An empty cinema can say more about collapse than any chart. On screen, climate films stack graphs and expert voiceovers; in that lone diver, sealed in gear and surrounded by vacant seats, the image cuts straight to extinction logic with no subtitles required.
The sharper claim is this. Data-heavy documentaries obey the grammar of policy reports, turning atmospheric chemistry and trophic cascades into digestible bullet points that soothe more than they alarm, while the diver shot weaponizes absence itself. No crowd. No shared witness. Just one body prepared for a hostile medium, sitting where communal stories once mediated risk, as if collective narrative has already failed its survival function.
More accurate, yes. Because ecological collapse is not a single spike in carbon dioxide parts per million, but a systemic unraveling of feedback loops, food webs, and social cohesion, and that is exactly what the theater frame encodes. The diver’s breathing apparatus hints at hypoxia and ocean acidification without naming them; the auditorium’s stale air mirrors stagnant politics; the empty rows visualize species loss and demographic retreat more honestly than any animated infographic.
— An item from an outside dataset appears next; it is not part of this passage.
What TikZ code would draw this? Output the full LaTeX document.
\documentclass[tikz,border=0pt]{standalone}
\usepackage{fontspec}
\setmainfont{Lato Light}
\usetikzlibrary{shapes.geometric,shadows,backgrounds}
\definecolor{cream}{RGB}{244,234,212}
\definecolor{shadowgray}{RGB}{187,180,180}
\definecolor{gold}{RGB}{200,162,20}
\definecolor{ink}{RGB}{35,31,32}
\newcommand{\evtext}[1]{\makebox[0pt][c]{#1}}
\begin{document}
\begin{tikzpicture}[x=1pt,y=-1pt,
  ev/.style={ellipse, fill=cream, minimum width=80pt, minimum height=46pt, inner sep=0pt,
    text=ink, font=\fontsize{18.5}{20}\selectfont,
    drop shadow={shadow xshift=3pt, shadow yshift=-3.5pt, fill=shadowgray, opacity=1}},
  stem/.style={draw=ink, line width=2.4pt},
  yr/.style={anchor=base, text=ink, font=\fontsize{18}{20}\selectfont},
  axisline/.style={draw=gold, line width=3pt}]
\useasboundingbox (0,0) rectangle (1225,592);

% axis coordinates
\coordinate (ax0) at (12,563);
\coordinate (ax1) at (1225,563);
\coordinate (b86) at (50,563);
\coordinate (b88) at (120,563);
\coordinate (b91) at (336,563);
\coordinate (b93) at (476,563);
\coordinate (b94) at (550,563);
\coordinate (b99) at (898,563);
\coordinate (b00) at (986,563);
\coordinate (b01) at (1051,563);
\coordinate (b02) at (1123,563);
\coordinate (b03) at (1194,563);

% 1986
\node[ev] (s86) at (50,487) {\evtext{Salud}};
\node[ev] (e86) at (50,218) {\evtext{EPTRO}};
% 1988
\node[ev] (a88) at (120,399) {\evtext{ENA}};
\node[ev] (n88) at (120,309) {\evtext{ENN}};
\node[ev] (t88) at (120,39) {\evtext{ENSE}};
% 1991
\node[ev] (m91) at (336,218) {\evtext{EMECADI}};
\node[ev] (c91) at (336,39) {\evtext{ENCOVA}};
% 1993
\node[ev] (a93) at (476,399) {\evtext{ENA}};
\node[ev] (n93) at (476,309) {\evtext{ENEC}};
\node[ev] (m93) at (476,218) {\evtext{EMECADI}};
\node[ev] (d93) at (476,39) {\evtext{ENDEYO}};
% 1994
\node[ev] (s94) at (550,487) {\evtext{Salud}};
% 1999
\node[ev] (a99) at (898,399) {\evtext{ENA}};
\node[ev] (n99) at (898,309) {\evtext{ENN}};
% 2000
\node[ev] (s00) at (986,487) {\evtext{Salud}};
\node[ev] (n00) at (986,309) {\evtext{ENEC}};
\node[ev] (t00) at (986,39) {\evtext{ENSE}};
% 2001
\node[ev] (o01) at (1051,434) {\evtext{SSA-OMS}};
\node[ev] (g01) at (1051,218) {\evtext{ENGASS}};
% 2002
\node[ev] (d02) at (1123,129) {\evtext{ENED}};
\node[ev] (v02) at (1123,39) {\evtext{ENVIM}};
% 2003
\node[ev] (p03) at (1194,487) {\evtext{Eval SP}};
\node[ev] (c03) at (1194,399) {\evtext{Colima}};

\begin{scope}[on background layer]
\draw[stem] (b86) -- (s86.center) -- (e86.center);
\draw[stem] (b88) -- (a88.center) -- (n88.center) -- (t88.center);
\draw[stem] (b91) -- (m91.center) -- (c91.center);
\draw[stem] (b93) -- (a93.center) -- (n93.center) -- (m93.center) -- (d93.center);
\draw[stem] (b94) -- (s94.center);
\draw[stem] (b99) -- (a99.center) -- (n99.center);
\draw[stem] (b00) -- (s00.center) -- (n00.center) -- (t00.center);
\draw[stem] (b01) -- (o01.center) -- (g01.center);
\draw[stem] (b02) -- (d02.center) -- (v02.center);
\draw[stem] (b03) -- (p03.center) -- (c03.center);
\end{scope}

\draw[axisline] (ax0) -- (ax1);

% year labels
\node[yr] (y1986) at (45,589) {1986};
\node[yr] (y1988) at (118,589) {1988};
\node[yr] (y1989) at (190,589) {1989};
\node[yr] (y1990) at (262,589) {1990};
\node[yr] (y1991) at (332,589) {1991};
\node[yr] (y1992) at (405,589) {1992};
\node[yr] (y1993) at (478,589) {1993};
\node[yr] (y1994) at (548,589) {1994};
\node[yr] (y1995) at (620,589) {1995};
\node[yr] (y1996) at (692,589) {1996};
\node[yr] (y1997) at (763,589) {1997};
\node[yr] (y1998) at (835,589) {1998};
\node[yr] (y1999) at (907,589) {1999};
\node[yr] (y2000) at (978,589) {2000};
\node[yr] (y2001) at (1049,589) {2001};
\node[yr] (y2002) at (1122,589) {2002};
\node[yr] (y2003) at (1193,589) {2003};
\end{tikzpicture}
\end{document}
The unsettling point is this. Viewers do not need a narrator to explain cognitive dissonance or shifting baseline syndrome when the only audience for disaster imagery is someone already dressed for submersion, watching a screen no one else came to see. The shot collapses spectator and victim into one figure, then quietly asks whether human culture will keep filming its own disappearance in high definition, long after the crowd has left the room.